The direction of the curl is the axis of rotation, as determined by the right-hand rule, and the magnitude of the curl is the magnitude of rotation. If the vector field represents the flow velocity of a moving fluid, then the curl is the circulation density of the fluid. A vector field whose curl is zero is called irrotational. The curl is a form of differentiation for vector fields. The corresponding form of the fundamental theorem of calculus is Stokes' theorem, which relates the surface integral of the curl of a vector field to the line integral of the vector field around the boundary curve.

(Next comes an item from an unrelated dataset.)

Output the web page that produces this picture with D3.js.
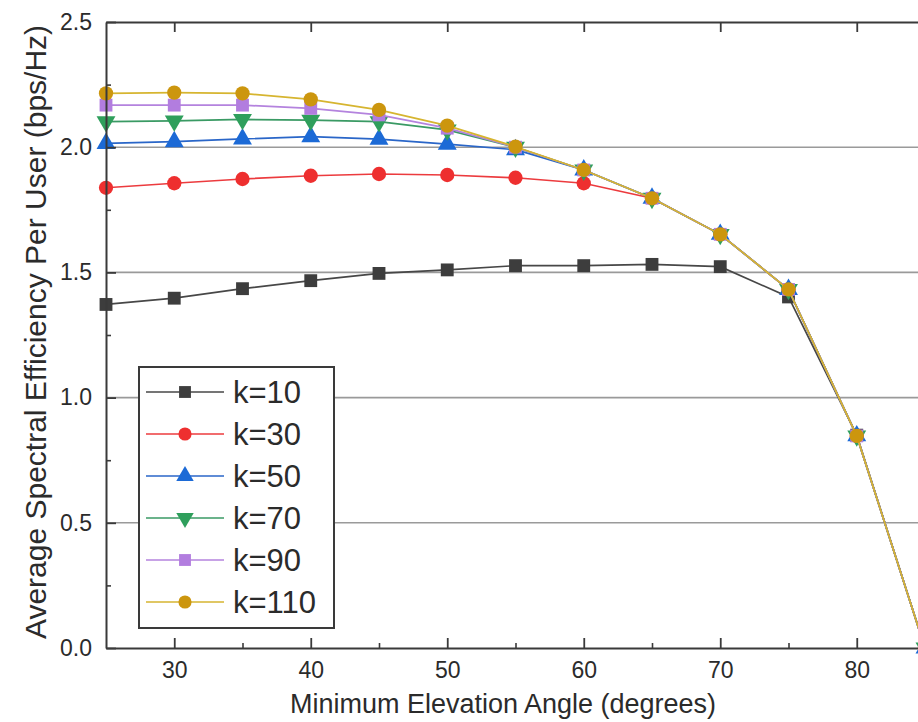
<!DOCTYPE html>
<html>
<head>
<meta charset="utf-8">
<script src="https://cdn.jsdelivr.net/npm/d3@7"></script>
<style>
  html, body { margin: 0; padding: 0; background: #fff; }
  svg { display: block; font-family: "Liberation Sans", Arial, sans-serif; }
</style>
</head>
<body>
<svg id="chart" width="918" height="722"></svg>
<script>
// Minimum elevation angle (degrees)
const angles = [25, 30, 35, 40, 45, 50, 55, 60, 65, 70, 75, 80, 85];

// Average spectral efficiency per user (bps/Hz) for each k
const k10  = [1.372, 1.397, 1.435, 1.467, 1.496, 1.510, 1.527, 1.527, 1.532, 1.523, 1.402, 0.850, 0.0];
const k30  = [1.838, 1.856, 1.873, 1.886, 1.893, 1.889, 1.878, 1.856, 1.796, 1.652, 1.432, 0.847, 0.0];
const k50  = [2.015, 2.022, 2.033, 2.042, 2.032, 2.012, 1.990, 1.909, 1.796, 1.652, 1.432, 0.847, 0.0];
const k70  = [2.102, 2.105, 2.111, 2.108, 2.102, 2.069, 2.000, 1.909, 1.796, 1.652, 1.432, 0.847, 0.0];
const k90  = [2.168, 2.168, 2.168, 2.155, 2.129, 2.076, 2.000, 1.909, 1.796, 1.652, 1.432, 0.847, 0.0];
const k110 = [2.215, 2.218, 2.215, 2.191, 2.149, 2.086, 2.002, 1.909, 1.796, 1.652, 1.432, 0.847, 0.0];

const seriesNames = ["k=10", "k=30", "k=50", "k=70", "k=90", "k=110"];
const seriesValues = [k10, k30, k50, k70, k90, k110];
const markerColors = ["#3d3d3d", "#ee2f2f", "#1c6ad6", "#2f9f5c", "#b27ddf", "#cc960e"];
const lineColors   = ["#474747", "#ec3b3e", "#2a66c8", "#3a9a64", "#b483de", "#d6b530"];
const markerShapes = ["square", "circle", "triangle", "triangleDown", "square", "circle"];

const xTicks = [30, 40, 50, 60, 70, 80];
const xMinorTicks = [35, 45, 55, 65, 75];
const yTicks = [0.0, 0.5, 1.0, 1.5, 2.0, 2.5];
const yMinorTicks = [0.25, 0.75, 1.25, 1.75, 2.25];
const gridValues = [0.5, 1.0, 1.5, 2.0];

const svg = d3.select("#chart");
const plot = { left: 106, right: 925, top: 22, bottom: 648 };
const axisColor = "#3a3a3a";
const textColor = "#2b2b2b";

const x = d3.scaleLinear().domain([25, 85]).range([plot.left, plot.right]);
const y = d3.scaleLinear().domain([0, 2.5]).range([plot.bottom, plot.top]);

// horizontal grid lines
svg.append("g").selectAll("line").data(gridValues).join("line")
  .attr("x1", plot.left).attr("x2", plot.right)
  .attr("y1", d => y(d)).attr("y2", d => y(d))
  .attr("stroke", "#9a9a9a").attr("stroke-width", 1.6);

// marker path generator
function markerPath(shape, size) {
  if (shape === "square") return d3.symbol(d3.symbolSquare, size)();
  if (shape === "circle") return d3.symbol(d3.symbolCircle, size)();
  return d3.symbol(d3.symbolTriangle, size)();
}
function markerTransform(shape, px, py) {
  return shape === "triangleDown"
    ? `translate(${px},${py}) rotate(180)`
    : `translate(${px},${py})`;
}
function markerSize(shape) {
  if (shape === "square") return 165;
  if (shape === "circle") return 160;
  return 155;
}

// series lines and markers
const line = d3.line().x((d, i) => x(angles[i])).y(d => y(d));
seriesValues.forEach((vals, s) => {
  const g = svg.append("g");
  g.append("path").datum(vals)
    .attr("d", line)
    .attr("fill", "none")
    .attr("stroke", lineColors[s])
    .attr("stroke-width", 1.7);
  g.selectAll("path.mk").data(vals).join("path")
    .attr("class", "mk")
    .attr("d", markerPath(markerShapes[s], markerSize(markerShapes[s])))
    .attr("transform", (d, i) => markerTransform(markerShapes[s], x(angles[i]), y(d)))
    .attr("fill", markerColors[s]);
});

// axes frame
const axes = svg.append("g");
const tickFont = 23;
const bottomAxis = d3.axisBottom(x).tickValues(xTicks).tickSizeInner(-10).tickSizeOuter(0).tickPadding(14)
  .tickFormat(d3.format("d"));
axes.append("g").attr("transform", `translate(0,${plot.bottom})`).call(bottomAxis)
  .call(g => g.select(".domain").attr("stroke", axisColor).attr("stroke-width", 2))
  .call(g => g.selectAll(".tick line").attr("stroke", axisColor).attr("stroke-width", 1.8))
  .call(g => g.selectAll(".tick text").attr("font-size", tickFont).attr("fill", textColor)
    .attr("font-family", "Liberation Sans, Arial, sans-serif"));
axes.append("g").attr("transform", `translate(0,${plot.bottom})`)
  .call(d3.axisBottom(x).tickValues(xMinorTicks).tickSizeInner(-5).tickSizeOuter(0).tickFormat(""))
  .call(g => g.select(".domain").remove())
  .call(g => g.selectAll(".tick line").attr("stroke", axisColor).attr("stroke-width", 1.6));

const topAxis = d3.axisTop(x).tickValues(xTicks).tickSizeInner(-10).tickSizeOuter(0).tickFormat("");
axes.append("g").attr("transform", `translate(0,${plot.top})`).call(topAxis)
  .call(g => g.select(".domain").attr("stroke", axisColor).attr("stroke-width", 2))
  .call(g => g.selectAll(".tick line").attr("stroke", axisColor).attr("stroke-width", 1.8));

const leftAxis = d3.axisLeft(y).tickValues(yTicks).tickSizeInner(-10).tickSizeOuter(0).tickPadding(14)
  .tickFormat(d3.format(".1f"));
axes.append("g").attr("transform", `translate(${plot.left},0)`).call(leftAxis)
  .call(g => g.select(".domain").attr("stroke", axisColor).attr("stroke-width", 2))
  .call(g => g.selectAll(".tick line").attr("stroke", axisColor).attr("stroke-width", 1.8))
  .call(g => g.selectAll(".tick text").attr("font-size", tickFont).attr("fill", textColor)
    .attr("font-family", "Liberation Sans, Arial, sans-serif"));
axes.append("g").attr("transform", `translate(${plot.left},0)`)
  .call(d3.axisLeft(y).tickValues(yMinorTicks).tickSizeInner(-5).tickSizeOuter(0).tickFormat(""))
  .call(g => g.select(".domain").remove())
  .call(g => g.selectAll(".tick line").attr("stroke", axisColor).attr("stroke-width", 1.6));

axes.append("line")
  .attr("x1", plot.right).attr("x2", plot.right)
  .attr("y1", plot.top).attr("y2", plot.bottom)
  .attr("stroke", axisColor).attr("stroke-width", 2);

// axis titles
svg.append("text")
  .attr("x", 503).attr("y", 713)
  .attr("text-anchor", "middle")
  .attr("font-size", 27).attr("fill", textColor)
  .text("Minimum Elevation Angle (degrees)");
svg.append("text")
  .attr("transform", "translate(46,332) rotate(-90)")
  .attr("text-anchor", "middle")
  .attr("font-size", 30).attr("fill", textColor)
  .text("Average Spectral Efficiency Per User (bps/Hz)");

// legend
const legend = svg.append("g");
const lg = { left: 139, top: 367, right: 334, bottom: 628, firstRow: 392, rowStep: 42 };
legend.append("rect")
  .attr("x", lg.left).attr("y", lg.top)
  .attr("width", lg.right - lg.left).attr("height", lg.bottom - lg.top)
  .attr("fill", "#fff").attr("stroke", axisColor).attr("stroke-width", 2);
seriesNames.forEach((name, s) => {
  const ry = lg.firstRow + s * lg.rowStep;
  legend.append("line")
    .attr("x1", 146).attr("x2", 224).attr("y1", ry).attr("y2", ry)
    .attr("stroke", lineColors[s]).attr("stroke-width", 1.7);
  legend.append("path")
    .attr("d", markerPath(markerShapes[s], markerSize(markerShapes[s]) * 0.85))
    .attr("transform", markerTransform(markerShapes[s], 185, ry))
    .attr("fill", markerColors[s]);
  legend.append("text")
    .attr("x", 233).attr("y", ry + 11)
    .attr("font-size", 31).attr("fill", textColor)
    .text(name);
});
</script>
</body>
</html>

The curl of a vector field $\mathbf{F}$, denoted by $\nabla \times \mathbf{F}$, is defined at a point in terms of its projection onto various lines through the point. If $\hat{\mathbf{n}}$ is any unit vector, the projection of the curl of $\mathbf{F}$ onto $\hat{\mathbf{n}}$ is defined to be the limiting value of a closed line integral in a plane orthogonal to $\hat{\mathbf{n}}$ as the path used in the integral becomes infinitesimally close to the point, divided by the area enclosed.

Curl is defined by:

$\displaystyle{(\nabla \times \mathbf{F}) \cdot \mathbf{\hat{n}} \ \overset{\underset{\mathrm{def}}{}}{=} \lim_{A \to 0}\left( \frac{1}{|A|}\oint_{C} \mathbf{F} \cdot d\mathbf{r}\right)}$

Divergence

Divergence is a vector operator that measures the magnitude of a vector field's source or sink at a given point in terms of a signed scalar. More technically, the divergence represents the volume density of the outward flux of a vector field from an infinitesimal volume around a given point.

In physical terms, the divergence of a three-dimensional vector field is the extent to which the vector field flow behaves like a source or a sink at a given point. It is a local measure of its "outgoingness"—the extent to which there is more exiting an infinitesimal region of space than entering it. If the divergence is nonzero at some point, then there must be a source or sink at that position. (Note that we are imagining the vector field to be like the velocity vector field of a fluid (in motion) when we use the terms flow, sink, and so on.)

More rigorously, the divergence of a vector field $\mathbf{F}$ at a point $p$ is defined as the limit of the net flow of $\mathbf{F}$ across the smooth boundary of a three-dimensional region $V$ divided by the volume of $V$ as $V$ shrinks to $p$. Formally:

$\displaystyle{\nabla \cdot \mathbf{F}(p) = \lim_{V \rightarrow \{p\}} \iint_{S(V)} \frac{\mathbf{F}\cdot\mathbf{n}}{\left|V\right| } dS}$

where $\left|V\right|$ is the volume of $V$, $S(V)$ is the boundary of $V$, and the integral is a surface integral with n being the outward unit normal to that surface.